Pick out the lines containing "diagram".

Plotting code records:
....
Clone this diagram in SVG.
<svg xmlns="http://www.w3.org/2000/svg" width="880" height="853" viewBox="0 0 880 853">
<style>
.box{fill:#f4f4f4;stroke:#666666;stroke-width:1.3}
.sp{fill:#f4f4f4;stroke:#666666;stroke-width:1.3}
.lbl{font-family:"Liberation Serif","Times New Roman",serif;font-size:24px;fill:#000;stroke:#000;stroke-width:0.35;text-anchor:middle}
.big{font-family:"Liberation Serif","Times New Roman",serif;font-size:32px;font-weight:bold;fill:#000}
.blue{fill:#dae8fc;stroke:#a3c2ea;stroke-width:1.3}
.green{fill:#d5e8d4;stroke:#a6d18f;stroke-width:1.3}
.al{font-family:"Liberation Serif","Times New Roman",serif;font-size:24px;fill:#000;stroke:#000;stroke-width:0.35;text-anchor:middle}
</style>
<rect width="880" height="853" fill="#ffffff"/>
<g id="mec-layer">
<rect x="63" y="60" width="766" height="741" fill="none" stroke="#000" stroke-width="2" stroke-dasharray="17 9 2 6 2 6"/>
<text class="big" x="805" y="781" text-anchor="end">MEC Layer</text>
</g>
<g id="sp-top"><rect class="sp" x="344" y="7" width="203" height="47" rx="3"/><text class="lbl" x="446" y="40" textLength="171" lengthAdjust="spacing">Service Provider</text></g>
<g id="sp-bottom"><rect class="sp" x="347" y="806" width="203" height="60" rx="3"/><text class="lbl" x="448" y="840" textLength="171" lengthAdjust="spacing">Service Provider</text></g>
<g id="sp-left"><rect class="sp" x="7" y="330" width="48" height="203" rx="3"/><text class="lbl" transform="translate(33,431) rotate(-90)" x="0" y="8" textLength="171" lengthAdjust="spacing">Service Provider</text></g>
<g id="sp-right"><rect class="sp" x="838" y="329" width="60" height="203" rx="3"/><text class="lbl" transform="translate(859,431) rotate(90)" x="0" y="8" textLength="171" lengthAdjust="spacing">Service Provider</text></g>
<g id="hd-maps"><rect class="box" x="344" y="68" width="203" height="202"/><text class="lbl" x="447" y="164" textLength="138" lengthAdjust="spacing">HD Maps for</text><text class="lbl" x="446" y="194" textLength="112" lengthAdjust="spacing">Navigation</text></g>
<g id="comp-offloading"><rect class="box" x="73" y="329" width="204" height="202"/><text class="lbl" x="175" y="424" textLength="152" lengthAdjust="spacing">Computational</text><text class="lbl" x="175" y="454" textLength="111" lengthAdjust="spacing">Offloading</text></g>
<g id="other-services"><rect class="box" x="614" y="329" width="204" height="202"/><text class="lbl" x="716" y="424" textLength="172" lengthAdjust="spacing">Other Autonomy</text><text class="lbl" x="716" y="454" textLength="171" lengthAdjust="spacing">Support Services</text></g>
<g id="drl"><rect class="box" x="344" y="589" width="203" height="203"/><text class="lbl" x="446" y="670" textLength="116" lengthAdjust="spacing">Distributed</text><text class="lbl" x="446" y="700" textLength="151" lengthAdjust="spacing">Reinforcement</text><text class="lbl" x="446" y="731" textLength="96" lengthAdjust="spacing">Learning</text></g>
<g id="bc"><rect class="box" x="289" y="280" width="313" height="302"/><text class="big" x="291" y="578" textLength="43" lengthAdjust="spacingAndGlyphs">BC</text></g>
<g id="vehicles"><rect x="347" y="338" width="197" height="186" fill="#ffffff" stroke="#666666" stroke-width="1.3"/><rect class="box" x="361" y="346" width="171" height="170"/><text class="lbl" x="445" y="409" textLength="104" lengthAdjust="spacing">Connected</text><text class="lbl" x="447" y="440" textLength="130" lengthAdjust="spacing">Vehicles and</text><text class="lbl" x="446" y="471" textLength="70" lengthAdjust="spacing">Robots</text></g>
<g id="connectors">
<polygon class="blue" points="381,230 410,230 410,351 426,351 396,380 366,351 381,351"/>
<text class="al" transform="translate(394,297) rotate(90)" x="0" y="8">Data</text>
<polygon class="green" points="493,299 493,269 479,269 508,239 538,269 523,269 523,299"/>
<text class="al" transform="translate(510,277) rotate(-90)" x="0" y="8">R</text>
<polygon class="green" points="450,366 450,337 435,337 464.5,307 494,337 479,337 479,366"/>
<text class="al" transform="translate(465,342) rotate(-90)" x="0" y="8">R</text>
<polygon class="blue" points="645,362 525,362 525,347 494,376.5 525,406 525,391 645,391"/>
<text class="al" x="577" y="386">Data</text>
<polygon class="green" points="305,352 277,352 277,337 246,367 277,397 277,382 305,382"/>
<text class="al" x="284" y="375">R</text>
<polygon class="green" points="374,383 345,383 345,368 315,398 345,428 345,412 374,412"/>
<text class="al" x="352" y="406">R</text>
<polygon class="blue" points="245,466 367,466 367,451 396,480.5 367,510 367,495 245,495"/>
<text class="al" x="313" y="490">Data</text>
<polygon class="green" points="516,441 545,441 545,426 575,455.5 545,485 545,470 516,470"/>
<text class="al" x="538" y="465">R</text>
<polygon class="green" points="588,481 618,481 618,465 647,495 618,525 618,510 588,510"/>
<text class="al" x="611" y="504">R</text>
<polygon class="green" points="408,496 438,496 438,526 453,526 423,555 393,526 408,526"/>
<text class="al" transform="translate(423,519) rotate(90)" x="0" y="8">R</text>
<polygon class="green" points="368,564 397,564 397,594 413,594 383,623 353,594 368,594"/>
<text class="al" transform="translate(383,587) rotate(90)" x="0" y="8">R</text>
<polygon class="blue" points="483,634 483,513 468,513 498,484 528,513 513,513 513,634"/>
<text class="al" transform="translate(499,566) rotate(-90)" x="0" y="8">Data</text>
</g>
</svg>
....
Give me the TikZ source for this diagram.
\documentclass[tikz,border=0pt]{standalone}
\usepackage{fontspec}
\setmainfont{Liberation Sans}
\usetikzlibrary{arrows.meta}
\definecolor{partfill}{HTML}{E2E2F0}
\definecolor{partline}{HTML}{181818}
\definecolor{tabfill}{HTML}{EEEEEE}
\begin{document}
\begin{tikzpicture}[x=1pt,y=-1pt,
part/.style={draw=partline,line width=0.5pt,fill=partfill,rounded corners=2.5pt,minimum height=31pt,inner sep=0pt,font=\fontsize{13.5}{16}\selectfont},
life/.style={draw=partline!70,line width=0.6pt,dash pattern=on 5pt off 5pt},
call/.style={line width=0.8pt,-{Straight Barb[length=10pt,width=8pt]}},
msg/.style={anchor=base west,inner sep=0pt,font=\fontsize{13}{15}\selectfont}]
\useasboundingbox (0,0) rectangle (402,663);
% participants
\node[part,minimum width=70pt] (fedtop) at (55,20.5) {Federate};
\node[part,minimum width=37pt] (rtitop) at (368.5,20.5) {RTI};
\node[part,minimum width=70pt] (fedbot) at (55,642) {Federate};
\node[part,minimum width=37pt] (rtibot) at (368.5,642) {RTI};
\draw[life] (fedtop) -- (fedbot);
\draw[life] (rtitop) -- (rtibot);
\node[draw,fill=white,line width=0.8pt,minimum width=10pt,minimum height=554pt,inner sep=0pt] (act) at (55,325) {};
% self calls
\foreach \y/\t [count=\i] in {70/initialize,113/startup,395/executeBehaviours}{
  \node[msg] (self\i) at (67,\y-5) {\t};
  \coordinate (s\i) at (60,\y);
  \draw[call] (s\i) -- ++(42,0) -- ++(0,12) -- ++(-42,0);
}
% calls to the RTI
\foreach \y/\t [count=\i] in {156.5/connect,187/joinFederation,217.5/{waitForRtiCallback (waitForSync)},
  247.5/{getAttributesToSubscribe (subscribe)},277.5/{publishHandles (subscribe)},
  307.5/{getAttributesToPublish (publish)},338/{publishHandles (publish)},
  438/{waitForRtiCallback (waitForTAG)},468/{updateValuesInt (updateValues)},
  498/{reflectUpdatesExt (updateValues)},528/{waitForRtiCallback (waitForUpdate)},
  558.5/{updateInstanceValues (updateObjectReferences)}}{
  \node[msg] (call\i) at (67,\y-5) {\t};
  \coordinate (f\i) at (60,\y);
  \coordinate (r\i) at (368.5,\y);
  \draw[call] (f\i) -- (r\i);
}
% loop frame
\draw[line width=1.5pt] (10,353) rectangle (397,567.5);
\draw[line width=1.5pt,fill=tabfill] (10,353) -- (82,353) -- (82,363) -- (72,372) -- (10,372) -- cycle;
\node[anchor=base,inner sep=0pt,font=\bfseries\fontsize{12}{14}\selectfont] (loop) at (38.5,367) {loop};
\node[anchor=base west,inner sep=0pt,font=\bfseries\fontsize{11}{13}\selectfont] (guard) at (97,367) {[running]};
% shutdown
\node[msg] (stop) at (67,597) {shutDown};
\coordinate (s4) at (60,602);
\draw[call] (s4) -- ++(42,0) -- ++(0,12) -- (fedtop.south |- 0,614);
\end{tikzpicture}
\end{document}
....
Task answer:
Clone this diagram in SVG.
Give me the TikZ source for this diagram.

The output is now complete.